Auch das Wetter wurde zum Orakel. Kam der Wind aus Osten, verhieß es ein gutes Obstjahr. Blies er aus Westen, war der Milchertrag sehr gut, während Nordwind Sturm und Kälte ankündigte. Weitere Weissagungen wurden aus Apfelschalen, durch Kartenlegen oder das Werfen von Schuhen gezogen. Sogar 12 mit Salz bestreute Zwiebelschalen dienten dazu, anhand des Flüssigwerdens des Salzes festzustellen, welcher Monat Regen bringen würde.
Bräuche im Odenwald
Der bäuerliche Odenwald hatte seine ganz eigenen Rituale:
– Schutz für die Obstbäume: Am Silvestertag wurden die Äste der Obstbäume hochgebunden und ein klebriges Strohseil um den Stamm gewunden, um die weiblichen Frostspanner beim Emporsteigen zur Eiablage abzuhalten.
– Der Neujahrsgruß in der „Gutt Stubb“: In den Bauernfamilien versammelten sich alle in der „Gutt Stubb“. Der Großknecht überbrachte dem Hausherrn und seiner Gattin in Festtagstracht den überlieferten Neujahrsgruß, der Gesundheit, langes Leben, Frieden und ewige Glückseligkeit wünschte. Die Anwesenden wurden mit Gaben wie Kleidungsstücken und kleinen Geldgeschenken bedacht. Die Kinder freuten sich über die „Hutzelneijohr“, runde Brotkuchen mit eingebackener Zwetschgenmarmelade.
– Der Nachtwächter: In der Silvesternacht zog der Nachtwächter seine Runden und trug vor jedem Haus einen segensreichen Spruch vor, wofür er Spenden erhielt, die sein karges Gehalt aufbesserten.
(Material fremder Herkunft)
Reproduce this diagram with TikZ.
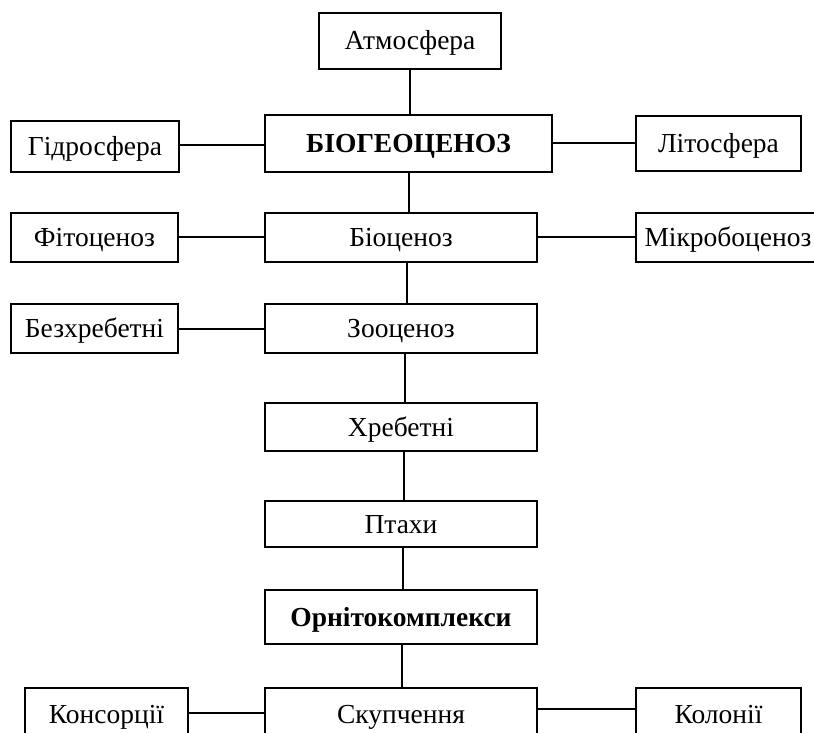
\documentclass[tikz,border=0pt]{standalone}
\usepackage{fontspec}
\setmainfont{Liberation Serif}
\begin{document}
\begin{tikzpicture}[x=1pt,y=-1pt,
  bx/.style={draw,line width=1.8pt,inner sep=0pt,text height=18pt,text depth=0pt,font=\fontsize{27.5}{33}\selectfont},
  bbx/.style={bx,font=\fontsize{27.5}{33}\selectfont\bfseries},
  cn/.style={line width=1.5pt}]
\useasboundingbox (0,0) rectangle (814,733);
\clip (0,0) rectangle (814,733);
\node[bx,minimum width=182pt,minimum height=56pt] (atm) at (410,41) {Атмосфера};
\node[bbx,minimum width=287pt,minimum height=57pt] (biog) at (408.5,143.5) {БІОГЕОЦЕНОЗ};
\node[bx,minimum width=168pt,minimum height=51pt] (gidro) at (95,146.5) {Гідросфера};
\node[bx,minimum width=165pt,minimum height=55pt] (lito) at (718.5,143.5) {Літосфера};
\node[bx,minimum width=167pt,minimum height=49pt] (fito) at (94.5,237.5) {Фітоценоз};
\node[bx,minimum width=272pt,minimum height=49pt] (bioc) at (401,237.5) {Біоценоз};
\node[bx,minimum width=184pt,minimum height=49pt] (mikro) at (728,237.5) {Мікробоценоз};
\node[bx,minimum width=167pt,minimum height=49pt] (bezx) at (94.5,328.5) {Безхребетні};
\node[bx,minimum width=272pt,minimum height=49pt] (zoo) at (401,328.5) {Зооценоз};
\node[bx,minimum width=272pt,minimum height=48pt] (xreb) at (401,427) {Хребетні};
\node[bx,minimum width=272pt,minimum height=46pt] (ptax) at (401,524) {Птахи};
\node[bbx,minimum width=272pt,minimum height=54pt] (orn) at (401,617) {Орнітокомплекси};
\node[bx,minimum width=163pt,minimum height=52pt] (kons) at (106.5,714) {Консорції};
\node[bx,minimum width=272pt,minimum height=52pt] (skup) at (401,714) {Скупчення};
\node[bx,minimum width=165pt,minimum height=52pt] (kolon) at (718.5,714) {Колонії};
% vertical connectors
\draw[cn] (atm.south -| 410,0) -- (biog.north -| 410,0);
\draw[cn] (biog.south -| 409,0) -- (bioc.north -| 409,0);
\draw[cn] (bioc.south -| 407,0) -- (zoo.north -| 407,0);
\draw[cn] (zoo.south -| 405,0) -- (xreb.north -| 405,0);
\draw[cn] (xreb.south -| 404,0) -- (ptax.north -| 404,0);
\draw[cn] (ptax.south -| 403,0) -- (orn.north -| 403,0);
\draw[cn] (orn.south -| 402,0) -- (skup.north -| 402,0);
% horizontal connectors
\draw[cn] (gidro.east |- 0,145) -- (biog.west |- 0,145);
\draw[cn] (biog.east |- 0,143) -- (lito.west |- 0,143);
\draw[cn] (fito.east |- 0,237) -- (bioc.west |- 0,237);
\draw[cn] (bioc.east |- 0,237) -- (mikro.west |- 0,237);
\draw[cn] (bezx.east |- 0,329) -- (zoo.west |- 0,329);
\draw[cn] (kons.east |- 0,713) -- (skup.west |- 0,713);
\draw[cn] (skup.east |- 0,709) -- (kolon.west |- 0,709);
\end{tikzpicture}
\end{document}
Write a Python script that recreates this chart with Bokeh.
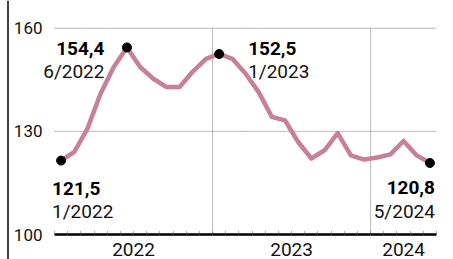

– Anschießen und Treffpunkt Wirtshaus: Die erwachsenen Männer trafen sich im Dorfwirtshaus beim Kartenspiel. Pünktlich um Mitternacht gab es vom Wirt Neujahrsbrezeln sowie „Woarscht un Weck“. Während die Verheirateten heimkehrten, zogen unverheiratete Burschen zum Haus ihrer Liebsten, um dort ihre Neujahrswünsche anzuschießen, ein gefährlicher, später verbotener Brauch mit scharfen Schüssen, der erst durch das Aufkommen der Feuerwerkskörper abgelöst wurde.
Neujahrsmorgen
Am Neujahrsmorgen war es üblich, Verwandten, Bekannten und Freunden persönlich seine Aufwartung zu machen. Die Kinder zogen von Haus zu Haus, wünschten Großeltern und Paten mit eingeübten Sprüchen Glück und Gesundheit. Als Dankeschön erhielten die Kleinen begehrte Neujahrsbrezeln mit Dürrobst oder kleine Münzen. Kinder, die mit sogenannten Heischesprüchen ihre Neujahrsgaben sicherten, erhielten oft auch „Neujahrsläbelin“, kleine, verzierte Laibchen aus Brotteig. Kein Hausbesitzer wollte sich nachsagen lassen, er habe die guten Wünsche der Kinder ignoriert.
Der Jahreswechsel war auch die Zeit, in der Mägde und Knechte ihre neue Stellung antraten. Mit einem richtigen Umzug, begleitet von ihrer Spinnstubengemeinschaft, wurde der Kasten (Truhe) mit all ihren Habseligkeiten zur neuen Arbeitsstelle gebracht. Zur Feier der überstandenen Mühe gab es den „Wanderwoi“ oder „Bündelwoi“, begleitet von ausgelassenem Singen und Tanzen.
So lebendig und tief verwurzelt feierte man einst Silvester und Neujahr im Odenwald, ein Geflecht aus Furcht vor dem Unbekannten, hoffendem Glauben und herzlicher Gemeinschaft.